Quote from: JohnS on March 27, 2016, 12:03:42 AM
It's going to depend a lot on what your code does in tight loops.

E.g. accessing I/O ports when maybe DMA would make sense.

Suppose you have a default very cautious setting that's overlooked, you could be crippling performance.

Or you don't compile with the right compiler flags.

Of course with more RAM you might use a different algorithm that would not fit on the smaller RAM machine.

Well, you get the idea.

For myself, generally any modern CPU (I don't count those tiny Atmel chips with hardly any RAM, sorry) is so fast that speed is not an issue at all.  (Actually, speed can be good enough on those chips but RAM vanishes fast.)

John
No, I'm pretty sure I use the correct compiler flags, and the tests I run don't rely on direct I/O but use DMA which runs correctly and as expected.
I use the same algorithms on the same memory footprint.
It's the processing of blocks of data in memory that is slow.

Either I don't init the SOC correctly or the SOC is simply what it is.
Well, these sunxi socs are badly documented so the change I messed up, lets say, cache init or dram controller init isn't unlikely.


LeMury

Ok, I played around a bit with the Debian Linux image.
I don't have a test application ready yet for Linux, but testing the Linux media player hints to the same performance issues that I encounter running Bare Metal.

For instance, if you play a mp3 with the default Linux media player, you'll see hardly any cpu usage. Now, whilst playing, turn on the "Meter" function which displays The Audio spectrum of the signal.
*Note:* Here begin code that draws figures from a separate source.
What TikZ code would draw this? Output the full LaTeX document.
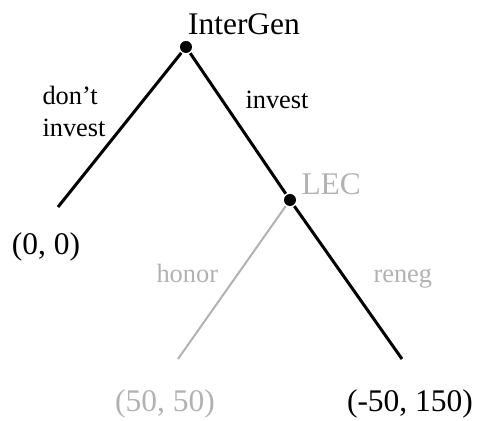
\documentclass[tikz,border=0pt]{standalone}
\usepackage{fontspec}
\setmainfont{Liberation Serif}
\begin{document}
\begin{tikzpicture}[x=0.5pt,y=-0.5pt,line width=1.5pt,
		dec/.style={circle,fill,inner sep=0pt,minimum size=6pt},
		big/.style={inner sep=0pt,font=\fontsize{15.75}{19}\selectfont},
		lab/.style={inner sep=0pt,align=left,font=\fontsize{13.2}{16}\selectfont},
		pale/.style={black!30}]
		\useasboundingbox (0,0) rectangle (478,421);
		\node[dec] (ig) at (186,47) {};
		\node[dec] (lec) at (290,200) {};
		\coordinate (out) at (58,207);
		\coordinate (hon) at (178,359);
		\coordinate (ren) at (402,359);
		\draw (ig) -- (out);
		\draw (ig) -- (lec);
		\draw[pale,line width=1pt] (lec) -- (hon);
		\draw (lec) -- (ren);
		\node[big,anchor=base] (igname) at (244,35) {InterGen};
		\node[big,pale,anchor=base west] (lecname) at (300,195) {LEC};
		\node[lab,anchor=north west] (dont) at (41,85) {don’t\\invest};
		\node[lab,anchor=base west] (inv) at (244,109) {invest};
		\node[lab,pale,anchor=base west] (honor) at (155,283) {honor};
		\node[lab,pale,anchor=base west] (reneg) at (372,283) {reneg};
		\node[big,anchor=base] (payA) at (46,255) {(0, 0)};
		\node[big,pale,anchor=base] (payB) at (165,412) {(50, 50)};
		\node[big,anchor=base] (payC) at (410,412) {(-50, 150)};
	\end{tikzpicture}
\end{document}
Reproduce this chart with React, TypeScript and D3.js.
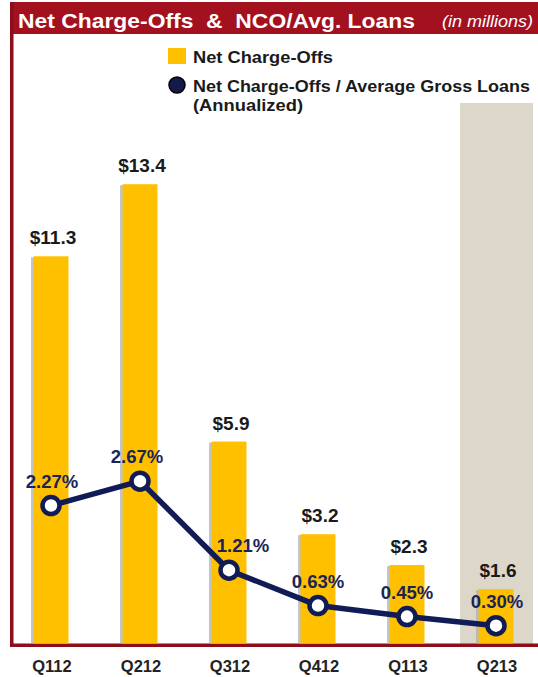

Cpu will rise to ~50%. I'm pretty sure that that is caused by the FFT algo needed to compute the spectrum.

Of course this is no hard proof but it is exactly the kind of (slow) performance I notice;
.. as soon as the A13 has to do some serious data processing, cpu usage rises fast.

Looking at the specs of the A13 we'll see that the memory bus width is max.16-bit as opposed to 32-bit in the A10.

Again, I'm curious how much better the A10 will perform in this respect?